Goat Grazing to Prevent Wildfires

Hundreds of goats are eating dry grass, weeds and anything that is flammable at the base of the San Bernardino Mountain around the rugged hillside adjacent to Arrowhead Springs Hotel last week.

An official statement issued by the San Manuel Band of Mission Indian states, “It is common practice for public agencies and private land owners to utilize animal herds, particularly goat herds, for weed control. The herd at Arrowhead Springs is highly effective in reducing a variety of fuel types to guard against wildland fires, particularly in difficult terrain, and we are pleased to have them as guests on the property for the next few months.”
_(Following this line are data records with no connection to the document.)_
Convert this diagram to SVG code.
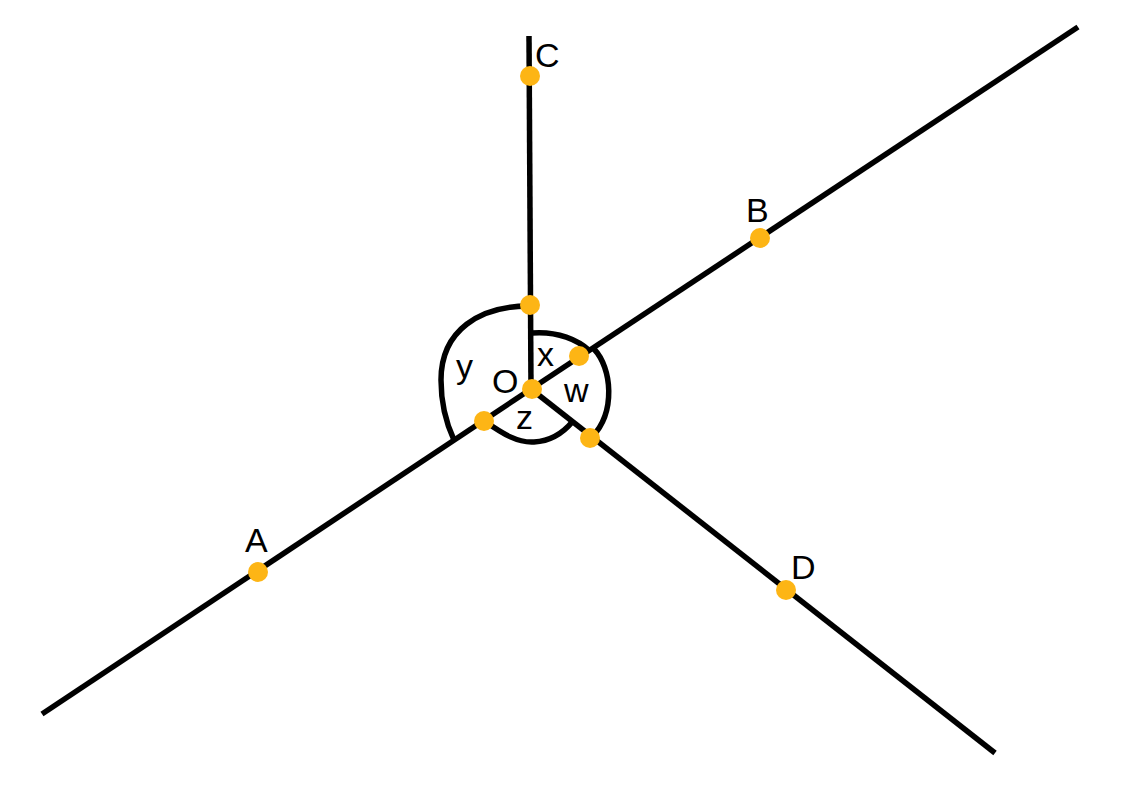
<svg xmlns="http://www.w3.org/2000/svg" width="1123" height="790" viewBox="0 0 1123 790">
<style>
.ln{stroke:#000;stroke-width:5.5;fill:none}
.dot{fill:#FDB515}
text{font-family:"Liberation Sans",Arial,sans-serif;font-size:34px;fill:#000}
</style>
<rect width="1123" height="790" fill="#fff"/>
<g id="connectors">
<line class="ln" x1="531" y1="389" x2="529" y2="36"/>
<line class="ln" x1="531" y1="389" x2="1078" y2="27"/>
<line class="ln" x1="531" y1="389" x2="42" y2="714"/>
<line class="ln" x1="531" y1="389" x2="995" y2="753"/>
<path class="ln" d="M529 306 C480 306 441 330 441 380 C441 405 447 425 454 440"/>
<path class="ln" d="M532 333 C558 331 578 340 590 351"/>
<path class="ln" d="M594 349 C612 368 616 412 592 437"/>
<path class="ln" d="M486 422 C503 434 518 443 534 442 C552 441 564 432 573 421"/>
</g>
<g id="node-C"><circle class="dot" cx="530" cy="76" r="10"/><text x="535" y="67">C</text></g>
<g id="node-B"><circle class="dot" cx="760" cy="238" r="10"/><text x="746" y="222">B</text></g>
<g id="node-A"><circle class="dot" cx="258" cy="572" r="10"/><text x="245" y="552">A</text></g>
<g id="node-D"><circle class="dot" cx="786" cy="590" r="10"/><text x="791" y="579">D</text></g>
<g id="node-O"><circle class="dot" cx="532" cy="389" r="10"/><text x="492" y="393">O</text></g>
<g id="node-p1"><circle class="dot" cx="530" cy="305" r="10"/></g>
<g id="node-p2"><circle class="dot" cx="579" cy="356" r="10"/></g>
<g id="node-p3"><circle class="dot" cx="484" cy="421" r="10"/></g>
<g id="node-p4"><circle class="dot" cx="590" cy="438" r="10"/></g>
<g id="labels">
<text x="537" y="366">x</text>
<text x="456" y="378">y</text>
<text x="564" y="402">w</text>
<text x="516" y="429">z</text>
</g>
</svg>
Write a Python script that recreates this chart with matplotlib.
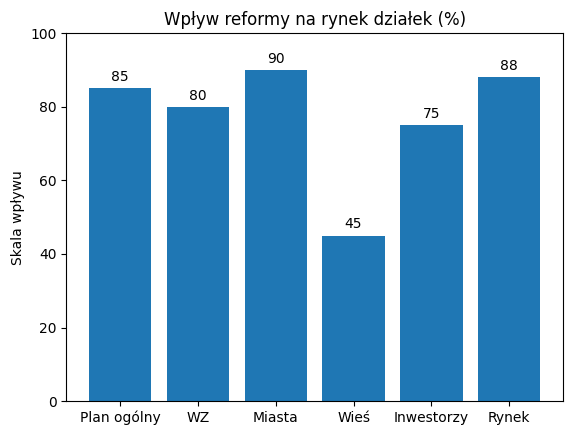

Across California, goats are being used to chomp down the vegetation in areas where controlled burns are too risky or terrain too difficult to navigate to help create firebreaks to prevent wildfires from spreading.

Targeted goat grazing is eco-friendly, safer, and a lot less noise compared to other alternatives. Furthermore, grazing avoid the use of chemicals that can leach into the water supply. 

George Gonzales is a herd owner in Southern California who offers his goat services for brush control over the last 15 years. Gonzales, who operates Ranchito Tivo Boer Goats based in Chino said he would hire out goats for property as small as 5 acres and travel to adjacent counties. 

“I have 350 Boer goats,” said Gonzales. “It takes about 200 goats to clear an acre a day.” Gonzales has regular contracts with cities, counties and state-owned properties.

Although some may argue that grazing posts a threat to endangered species, grazing can prevent potential wildfires that take human lives, homes, towns and businesses.